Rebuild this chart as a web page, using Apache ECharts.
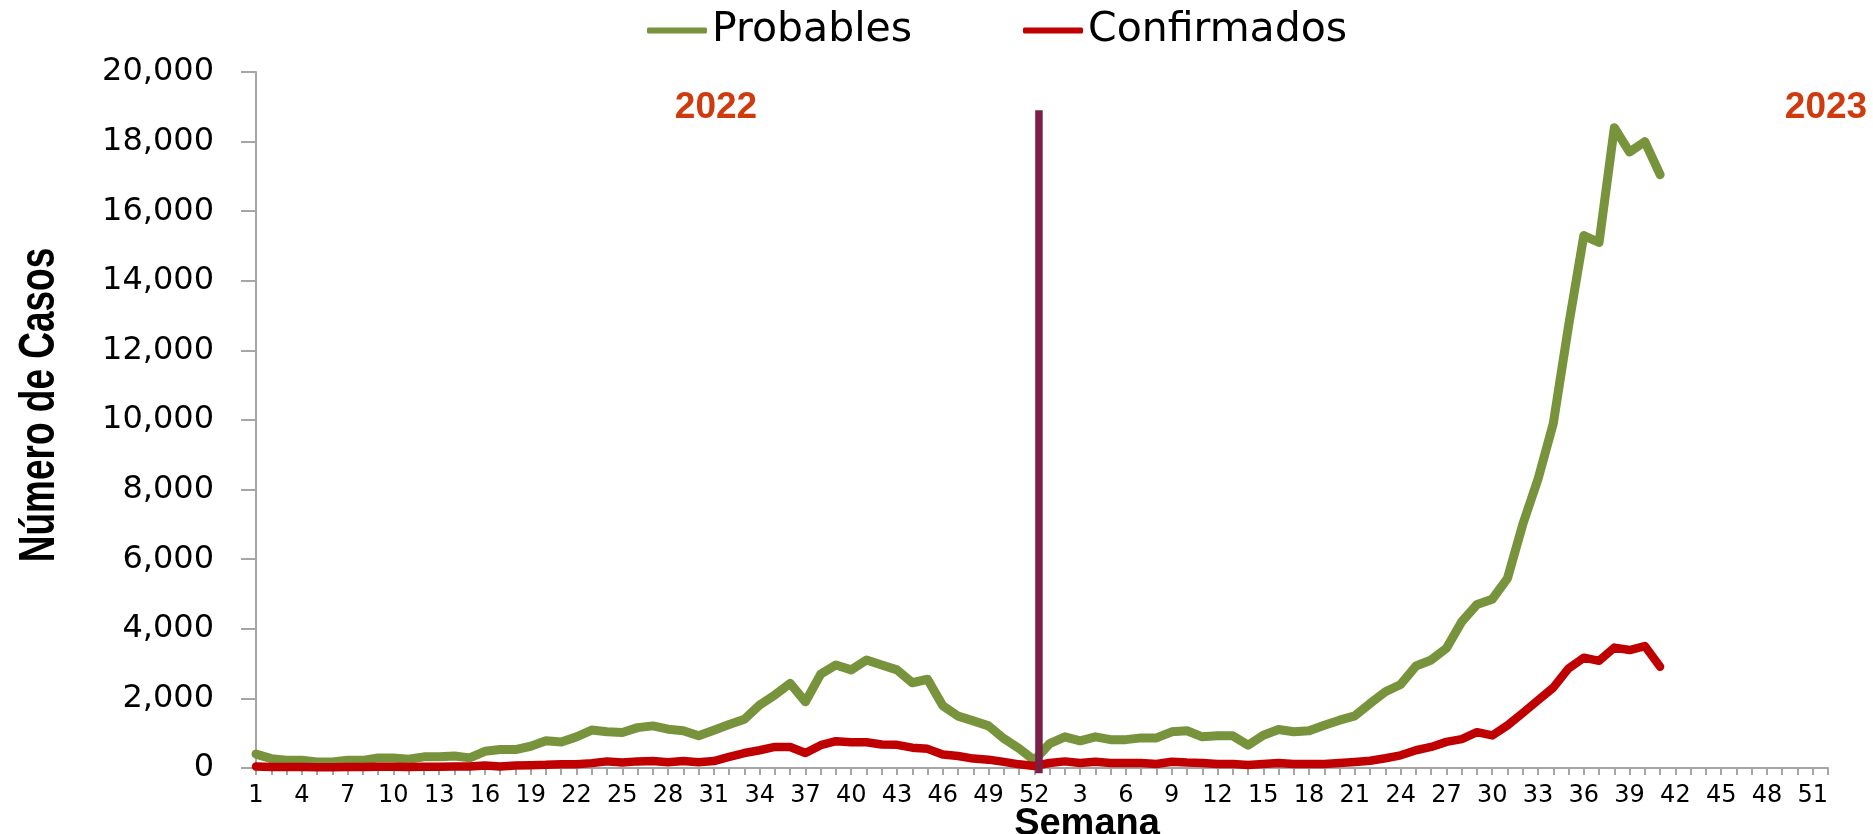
<!DOCTYPE html>
<html><head><meta charset="utf-8">
<script src="https://cdn.jsdelivr.net/npm/echarts@6/dist/echarts.min.js"></script>
<style>html,body{margin:0;padding:0;background:#fff}#c{width:1873px;height:834px}</style>
</head><body><div id="c"></div>
<script>
// Week categories: 2022 weeks 1-52 followed by 2023 weeks 1-52
const weeks2022 = [1,2,3,4,5,6,7,8,9,10,11,12,13,14,15,16,17,18,19,20,21,22,23,24,25,26,27,28,29,30,31,32,33,34,35,36,37,38,39,40,41,42,43,44,45,46,47,48,49,50,51,52];
const weeks2023 = [1,2,3,4,5,6,7,8,9,10,11,12,13,14,15,16,17,18,19,20,21,22,23,24,25,26,27,28,29,30,31,32,33,34,35,36,37,38,39,40,41,42,43,44,45,46,47,48,49,50,51,52];

// Probables (green)
const probables2022 = [400,270,220,220,175,175,220,220,290,290,250,320,320,345,290,480,530,530,625,780,750,895,1090,1040,1020,1160,1210,1115,1070,925,1085,1250,1400,1810,2100,2430,1900,2700,2960,2820,3105,2960,2820,2450,2550,1790,1490,1355,1210,845,560,220];
const probables2023 = [700,895,780,895,815,815,865,865,1040,1070,895,925,925,655,940,1105,1040,1070,1230,1375,1500,1855,2190,2400,2930,3105,3440,4200,4700,4850,5450,7000,8300,9900,12700,15300,15100,18400,17700,18000,17050];

// Confirmados (red)
const confirmados2022 = [40,30,30,30,25,25,30,30,35,35,30,35,35,40,40,75,45,70,80,90,110,110,140,190,155,190,200,165,200,165,200,320,430,510,605,605,430,655,770,740,740,675,665,585,550,385,345,270,240,175,105,60];
const confirmados2023 = [145,190,145,180,145,145,145,115,180,155,145,115,115,85,115,145,115,115,115,145,175,210,280,365,510,605,750,830,1030,935,1225,1580,1945,2310,2860,3170,3080,3460,3390,3505,2910];

// Y axis ticks
const yMin = 0, yMax = 20000, yInterval = 2000;

// Year divider (in week-index units) and its vertical extent (cases)
const dividerIndex = [51.3];
const dividerRange = [-150, 18900];
const yearLabels = ['2022', '2023'];
const seriesNames = ['Probables', 'Confirmados'];
const yTitle = 'Número de Casos';
const xTitle = 'Semana';

const categories = weeks2022.concat(weeks2023).map(String);
const probables = probables2022.concat(probables2023);
const confirmados = confirmados2022.concat(confirmados2023);

const chart = echarts.init(document.getElementById('c'), null, {renderer: 'canvas'});
const tickFont = 'DejaVu Sans';
const axisGray = '#A6A6A6';
const yearStyle = {textAlign: 'center', textVerticalAlign: 'middle',
  font: 'bold 37px "Liberation Sans"', fill: '#CF3B0E',
  shadowColor: 'rgba(0,0,0,0.35)', shadowBlur: 3, shadowOffsetX: 2, shadowOffsetY: 2};

chart.setOption({
  backgroundColor: '#ffffff',
  animation: false,
  grid: {left: 256, right: 45, top: 72, bottom: 66, containLabel: false, outerBoundsMode: 'none'},
  legend: [
    {data: [seriesNames[0]], left: 642, top: 5, icon: 'roundRect', itemWidth: 60, itemHeight: 6, itemGap: 6,
     textStyle: {fontFamily: tickFont, fontSize: 41, color: '#000'}},
    {data: [seriesNames[1]], left: 1018, top: 5, icon: 'roundRect', itemWidth: 60, itemHeight: 6, itemGap: 6,
     textStyle: {fontFamily: tickFont, fontSize: 41, color: '#000'}}
  ],
  xAxis: [
    {
      type: 'category', data: categories, boundaryGap: false,
      name: xTitle, nameLocation: 'middle', nameGap: 38, nameMoveOverlap: false,
      nameTextStyle: {fontFamily: 'Liberation Sans', fontWeight: 'bold', fontSize: 38, color: '#000', padding: [0, 0, 0, 90]},
      axisLine: {lineStyle: {color: axisGray, width: 2}},
      axisTick: {interval: 0, length: 7, lineStyle: {color: axisGray, width: 2}},
      axisLabel: {interval: 2, margin: 16, fontFamily: tickFont, fontSize: 24, color: '#000'},
      splitLine: {show: false}
    },
    {type: 'value', min: 0, max: categories.length - 1, show: false}
  ],
  yAxis: {
    type: 'value', min: yMin, max: yMax, interval: yInterval,
    axisLine: {show: true, lineStyle: {color: axisGray, width: 2}},
    axisTick: {show: true, length: 15, lineStyle: {color: axisGray, width: 2}},
    axisLabel: {margin: 42, fontFamily: tickFont, fontSize: 32, color: '#000',
      formatter: v => v.toLocaleString('en-US')},
    splitLine: {show: false}
  },
  series: [
    {name: seriesNames[0], type: 'line', data: probables, showSymbol: false, symbol: 'none',
     itemStyle: {color: '#77933C'}, lineStyle: {color: '#77933C', width: 9, cap: 'round', join: 'round'}},
    {name: seriesNames[1], type: 'line', data: confirmados, showSymbol: false, symbol: 'none',
     itemStyle: {color: '#C00000'}, lineStyle: {color: '#C00000', width: 8.5, cap: 'round', join: 'round'}},
    {name: 'divider', type: 'line', xAxisIndex: 1, clip: false, silent: true, symbol: 'none',
     data: [[dividerIndex[0], dividerRange[0]], [dividerIndex[0], dividerRange[1]]],
     lineStyle: {color: '#7B1F47', width: 7.5}, z: 5}
  ],
  graphic: [
    {type: 'text', x: 40, y: 405, rotation: Math.PI / 2, scaleX: 0.74,
     style: {text: yTitle, textAlign: 'center', textVerticalAlign: 'middle', font: 'bold 50px "Liberation Sans"', fill: '#000'}},
    {type: 'text', style: Object.assign({text: yearLabels[0], x: 716, y: 108}, yearStyle)},
    {type: 'text', style: Object.assign({text: yearLabels[1], x: 1826, y: 108}, yearStyle)}
  ]
});
</script></body></html>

__EXERCISE__: Working from the material above, transcribe it exactly while omitting pictures.

__ANSWER TO THE EXERCISE__:
Rebuild this chart as a web page, using Apache ECharts.
<!DOCTYPE html>
<html><head><meta charset="utf-8">
<script src="https://cdn.jsdelivr.net/npm/echarts@6/dist/echarts.min.js"></script>
<style>html,body{margin:0;padding:0;background:#fff}#c{width:1873px;height:834px}</style>
</head><body><div id="c"></div>
<script>
// Week categories: 2022 weeks 1-52 followed by 2023 weeks 1-52
const weeks2022 = [1,2,3,4,5,6,7,8,9,10,11,12,13,14,15,16,17,18,19,20,21,22,23,24,25,26,27,28,29,30,31,32,33,34,35,36,37,38,39,40,41,42,43,44,45,46,47,48,49,50,51,52];
const weeks2023 = [1,2,3,4,5,6,7,8,9,10,11,12,13,14,15,16,17,18,19,20,21,22,23,24,25,26,27,28,29,30,31,32,33,34,35,36,37,38,39,40,41,42,43,44,45,46,47,48,49,50,51,52];

// Probables (green)
const probables2022 = [400,270,220,220,175,175,220,220,290,290,250,320,320,345,290,480,530,530,625,780,750,895,1090,1040,1020,1160,1210,1115,1070,925,1085,1250,1400,1810,2100,2430,1900,2700,2960,2820,3105,2960,2820,2450,2550,1790,1490,1355,1210,845,560,220];
const probables2023 = [700,895,780,895,815,815,865,865,1040,1070,895,925,925,655,940,1105,1040,1070,1230,1375,1500,1855,2190,2400,2930,3105,3440,4200,4700,4850,5450,7000,8300,9900,12700,15300,15100,18400,17700,18000,17050];

// Confirmados (red)
const confirmados2022 = [40,30,30,30,25,25,30,30,35,35,30,35,35,40,40,75,45,70,80,90,110,110,140,190,155,190,200,165,200,165,200,320,430,510,605,605,430,655,770,740,740,675,665,585,550,385,345,270,240,175,105,60];
const confirmados2023 = [145,190,145,180,145,145,145,115,180,155,145,115,115,85,115,145,115,115,115,145,175,210,280,365,510,605,750,830,1030,935,1225,1580,1945,2310,2860,3170,3080,3460,3390,3505,2910];

// Y axis ticks
const yMin = 0, yMax = 20000, yInterval = 2000;

// Year divider (in week-index units) and its vertical extent (cases)
const dividerIndex = [51.3];
const dividerRange = [-150, 18900];
const yearLabels = ['2022', '2023'];
const seriesNames = ['Probables', 'Confirmados'];
const yTitle = 'Número de Casos';
const xTitle = 'Semana';

const categories = weeks2022.concat(weeks2023).map(String);
const probables = probables2022.concat(probables2023);
const confirmados = confirmados2022.concat(confirmados2023);

const chart = echarts.init(document.getElementById('c'), null, {renderer: 'canvas'});
const tickFont = 'DejaVu Sans';
const axisGray = '#A6A6A6';
const yearStyle = {textAlign: 'center', textVerticalAlign: 'middle',
  font: 'bold 37px "Liberation Sans"', fill: '#CF3B0E',
  shadowColor: 'rgba(0,0,0,0.35)', shadowBlur: 3, shadowOffsetX: 2, shadowOffsetY: 2};

chart.setOption({
  backgroundColor: '#ffffff',
  animation: false,
  grid: {left: 256, right: 45, top: 72, bottom: 66, containLabel: false, outerBoundsMode: 'none'},
  legend: [
    {data: [seriesNames[0]], left: 642, top: 5, icon: 'roundRect', itemWidth: 60, itemHeight: 6, itemGap: 6,
     textStyle: {fontFamily: tickFont, fontSize: 41, color: '#000'}},
    {data: [seriesNames[1]], left: 1018, top: 5, icon: 'roundRect', itemWidth: 60, itemHeight: 6, itemGap: 6,
     textStyle: {fontFamily: tickFont, fontSize: 41, color: '#000'}}
  ],
  xAxis: [
    {
      type: 'category', data: categories, boundaryGap: false,
      name: xTitle, nameLocation: 'middle', nameGap: 38, nameMoveOverlap: false,
      nameTextStyle: {fontFamily: 'Liberation Sans', fontWeight: 'bold', fontSize: 38, color: '#000', padding: [0, 0, 0, 90]},
      axisLine: {lineStyle: {color: axisGray, width: 2}},
      axisTick: {interval: 0, length: 7, lineStyle: {color: axisGray, width: 2}},
      axisLabel: {interval: 2, margin: 16, fontFamily: tickFont, fontSize: 24, color: '#000'},
      splitLine: {show: false}
    },
    {type: 'value', min: 0, max: categories.length - 1, show: false}
  ],
  yAxis: {
    type: 'value', min: yMin, max: yMax, interval: yInterval,
    axisLine: {show: true, lineStyle: {color: axisGray, width: 2}},
    axisTick: {show: true, length: 15, lineStyle: {color: axisGray, width: 2}},
    axisLabel: {margin: 42, fontFamily: tickFont, fontSize: 32, color: '#000',
      formatter: v => v.toLocaleString('en-US')},
    splitLine: {show: false}
  },
  series: [
    {name: seriesNames[0], type: 'line', data: probables, showSymbol: false, symbol: 'none',
     itemStyle: {color: '#77933C'}, lineStyle: {color: '#77933C', width: 9, cap: 'round', join: 'round'}},
    {name: seriesNames[1], type: 'line', data: confirmados, showSymbol: false, symbol: 'none',
     itemStyle: {color: '#C00000'}, lineStyle: {color: '#C00000', width: 8.5, cap: 'round', join: 'round'}},
    {name: 'divider', type: 'line', xAxisIndex: 1, clip: false, silent: true, symbol: 'none',
     data: [[dividerIndex[0], dividerRange[0]], [dividerIndex[0], dividerRange[1]]],
     lineStyle: {color: '#7B1F47', width: 7.5}, z: 5}
  ],
  graphic: [
    {type: 'text', x: 40, y: 405, rotation: Math.PI / 2, scaleX: 0.74,
     style: {text: yTitle, textAlign: 'center', textVerticalAlign: 'middle', font: 'bold 50px "Liberation Sans"', fill: '#000'}},
    {type: 'text', style: Object.assign({text: yearLabels[0], x: 716, y: 108}, yearStyle)},
    {type: 'text', style: Object.assign({text: yearLabels[1], x: 1826, y: 108}, yearStyle)}
  ]
});
</script></body></html>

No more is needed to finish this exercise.